Thanks to Salt Lake City-based L-3 Communications' Tactical Common Data Link (TCDL), commanders in the field, on ships or in offices thousands of miles away can monitor streaming live surveillance video, allowing them to focus on a firefight, potential target or anything else on the ground.

These and other imaging capabilities are especially important in Afghanistan, where enemy compounds are often surrounded by high walls, and where the country's mountains and deep valleys make situational awareness an even tougher job for ground forces.

Initially independent of plans for the TDCL, the Navy decided to modernize its Lockheed Martin P-3 Orion aircraft with an Anti-Surface Warfare Improvement Program (AIP), a key component of network-centric warfare.

The modernization involves installing high-resolution, synthetic-aperture radar and electro-optic and infrared sensors to dramatically increase the ability to see over land. AIP has become the platform of choice to provide intelligence, surveillance and reconnaissance for land- and sea-based operational commanders in the Afghan conflict.

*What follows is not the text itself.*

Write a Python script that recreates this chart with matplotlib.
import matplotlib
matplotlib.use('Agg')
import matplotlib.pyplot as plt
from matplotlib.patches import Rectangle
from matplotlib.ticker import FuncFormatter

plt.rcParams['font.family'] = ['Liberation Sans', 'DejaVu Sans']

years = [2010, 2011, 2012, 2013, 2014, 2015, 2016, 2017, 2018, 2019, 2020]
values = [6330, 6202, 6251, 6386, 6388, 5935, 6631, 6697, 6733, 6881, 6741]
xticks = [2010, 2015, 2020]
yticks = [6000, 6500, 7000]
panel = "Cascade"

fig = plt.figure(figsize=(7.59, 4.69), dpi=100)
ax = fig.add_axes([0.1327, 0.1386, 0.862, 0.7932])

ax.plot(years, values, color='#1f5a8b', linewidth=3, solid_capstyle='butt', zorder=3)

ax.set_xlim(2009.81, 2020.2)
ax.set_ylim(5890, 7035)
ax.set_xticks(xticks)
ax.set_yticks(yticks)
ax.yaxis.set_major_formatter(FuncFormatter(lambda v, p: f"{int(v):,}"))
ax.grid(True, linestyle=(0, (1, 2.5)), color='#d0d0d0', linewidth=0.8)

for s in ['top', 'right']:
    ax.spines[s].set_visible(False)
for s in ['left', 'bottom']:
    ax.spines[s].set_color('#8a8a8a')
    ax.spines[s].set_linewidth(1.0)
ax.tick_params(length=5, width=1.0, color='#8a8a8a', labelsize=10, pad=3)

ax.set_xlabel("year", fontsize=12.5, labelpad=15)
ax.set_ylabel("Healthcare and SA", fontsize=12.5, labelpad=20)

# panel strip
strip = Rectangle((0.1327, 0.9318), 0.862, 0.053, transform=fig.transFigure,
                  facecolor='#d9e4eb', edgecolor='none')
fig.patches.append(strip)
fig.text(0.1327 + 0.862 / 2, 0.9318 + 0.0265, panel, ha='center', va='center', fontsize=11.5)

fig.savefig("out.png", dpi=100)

Although TCDL is not currently part of the defined AIP, TCDL units have been placed as prototypes on AIP aircraft; and their tests have been so successful that TCDL is now a candidate for AIP, said Captain George Hill, program manager for Naval Air Systems Command's Maritime Patrol Aircraft Program (PMA-290).

"TCDL allows us to send a wide variety of data off the aircraft at a high data rate," said Hill. "Perhaps the most tactically significant capability is that of sending streaming video from the electro-optic or infrared sensors on the airplane to a ground station which is within line of sight."

Though underground Taliban and Al Qaeda fighters are invisible to the naked eye, TDCL-equipped P-3s, thousands of feet in the air, can detect them and deliver ordnance, if necessary.

The newly installed TCDL has many advantages. From the secure-voice portion of the link, surface commanders can request visual verification of objects of interest as the planes pass over them. With the file transfer capability, digital images and files can be sent and received at air or ground stations. American and allied troops on the ground in contact with a TCDL-equipped P-3 can respond to that information almost immediately. The "sensor-to-shooter time" - the time from the moment a target is located to the moment it can be fired at - has been reduced from hours to minutes.

"The P-3C Orion with AIP will play a key role in ensuring battlespace dominance in the littorals of the 21st century," Vice Admiral John B. Nathman, commander of Naval Air Forces, told the Senate Armed Services Committee. "At any given time we have squadrons deployed in every major region of the world. From the Caribbean to Keflavik, from Signonella to Bahrain and Masirah in the Gulf, from the middle of the Indian Ocean on the island of Diego Garcia to Japan, our P-3s are providing critical surveillance, anti-surface warfare and undersea warfare to our unified CINCs [commanders in chief]."

New eyes and ears for an old workhorse

At one point during the last decade, the P-3 aircraft looked as if it was nearing the end of its operational life. But instead of replacing one type with another, the Navy embarked on an ambitious upgrade of the old workhorse.

The upgrade set a new baseline for configuring advanced sensors and weapons, increasing interoperability, replacing outdated components and reducing support costs where possible. Information remained as important as ever, but digital technologies had opened up many more possibilities.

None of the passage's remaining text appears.